Why it pays to front up and apologize when necessary

Colorado Surgeon Michael Woods found himself being sued for malpractice when a medical student accidentally punctured an artery during an appendectomy. In the end, the appendix was successfully removed, but there were complications and the patient became upset.

Woods took advice from his lawyer who recommended - no response and no interaction between him and the patient.

In court, when the patient was asked why she had chosen to sue she said, “I sued because he acted like what happened to me was no big deal. He just didn’t care.

Woods realized it wasn’t the injury or the outcome that had led to the lawsuit — it was her perception that he didn’t care. It was his failure to offer a sincere apology that caused the suit.

In his insightful book Healing Words: The Power of Apology in Medicine Woods says,

“The business world has internalized a truth that medicine has yet to discover and embrace.
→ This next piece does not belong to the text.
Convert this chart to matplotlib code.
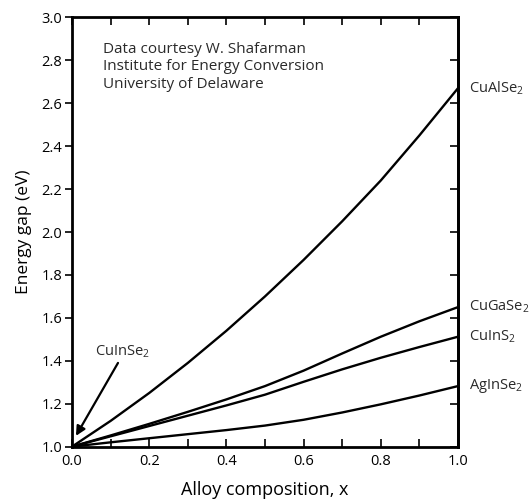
import matplotlib.pyplot as plt
from matplotlib.ticker import MultipleLocator

# Alloy composition x and band gaps (eV)
x = [0.0, 0.1, 0.2, 0.3, 0.4, 0.5, 0.6, 0.7, 0.8, 0.9, 1.0]
cualse2 = [1.00, 1.12, 1.25, 1.39, 1.54, 1.70, 1.87, 2.05, 2.24, 2.45, 2.67]
cugase2 = [1.00, 1.052, 1.106, 1.162, 1.22, 1.282, 1.354, 1.434, 1.512, 1.584, 1.65]
cuins2 = [1.00, 1.048, 1.096, 1.144, 1.192, 1.242, 1.302, 1.36, 1.414, 1.464, 1.512]
aginse2 = [1.00, 1.02, 1.039, 1.058, 1.077, 1.098, 1.125, 1.159, 1.197, 1.238, 1.282]

series = [cualse2, cugase2, cuins2, aginse2]
end_labels = [r'CuAlSe$_2$', r'CuGaSe$_2$', r'CuInS$_2$', r'AgInSe$_2$']

plt.rcParams['font.family'] = ['Open Sans', 'DejaVu Sans']
plt.rcParams['mathtext.default'] = 'regular'

fig = plt.figure(figsize=(5.30, 4.99), dpi=100)
ax = fig.add_axes([0.136, 0.105, 0.728, 0.860])

for vals in series:
    ax.plot(x, vals, color='black', lw=1.7, solid_joinstyle='round')

# labels at the right-hand end of each curve
for vals, lab in zip(series, end_labels):
    ax.annotate(lab, xy=(1.0, vals[-1]), xytext=(8, 0), textcoords='offset points',
                ha='left', va='center', fontsize=10.5, color='#2a2a2a',
                annotation_clip=False)

# CuInSe2 end-member arrow
ax.text(0.13, 1.44, r'CuInSe$_2$', ha='center', va='center', fontsize=10.5, color='#2a2a2a')
ax.annotate('', xy=(0.010, 1.05), xytext=(0.119, 1.39),
            arrowprops=dict(arrowstyle='-|>', color='black', lw=1.6,
                            mutation_scale=14, shrinkA=0, shrinkB=0))

ax.text(0.08, 2.885, 'Data courtesy W. Shafarman\nInstitute for Energy Conversion\nUniversity of Delaware',
        ha='left', va='top', fontsize=11, color='#2a2a2a', linespacing=1.2)

ax.set_xlim(0, 1.0)
ax.set_ylim(1.0, 3.0)
ax.xaxis.set_major_locator(MultipleLocator(0.2))
ax.xaxis.set_minor_locator(MultipleLocator(0.1))
ax.yaxis.set_major_locator(MultipleLocator(0.2))

ax.tick_params(axis='x', which='both', direction='in', top=True, bottom=True,
               width=1.2, length=6, labelsize=10.5, pad=5)
ax.tick_params(axis='y', direction='out', left=True, right=False,
               length=5, width=1.2, labelsize=10.5, pad=2)

sec = ax.secondary_yaxis('right')
sec.yaxis.set_major_locator(MultipleLocator(0.2))
sec.tick_params(axis='y', direction='in', length=6, width=1.2, labelright=False)

for sp in ax.spines.values():
    sp.set_linewidth(2.0)
sec.spines['right'].set_linewidth(2.0)

ax.set_xlabel('Alloy composition, x', fontsize=13, labelpad=9)
ax.set_ylabel('Energy gap (eV)', fontsize=12.5, labelpad=7)

fig.savefig('out.png', dpi=100)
Apology isn’t about money, or being right or wrong - for either the buyer (patient) or the vendor (doctor). It’s about the provider showing respect, empathy, and a commitment to patient satisfaction; and then about those receiving the apology having the grace to see the provider as human and fallible — and worthy of forgiveness.”

Since 2002, hospitals in the University of Michigan Health System have been pushing their doctors to apologize. Their attorney legal fees have dropped by two-thirds and the number of malpractice suits have halved.

Sincere apologies lower emotional temperatures and establish the foundations for a positive, constructive re-engagement.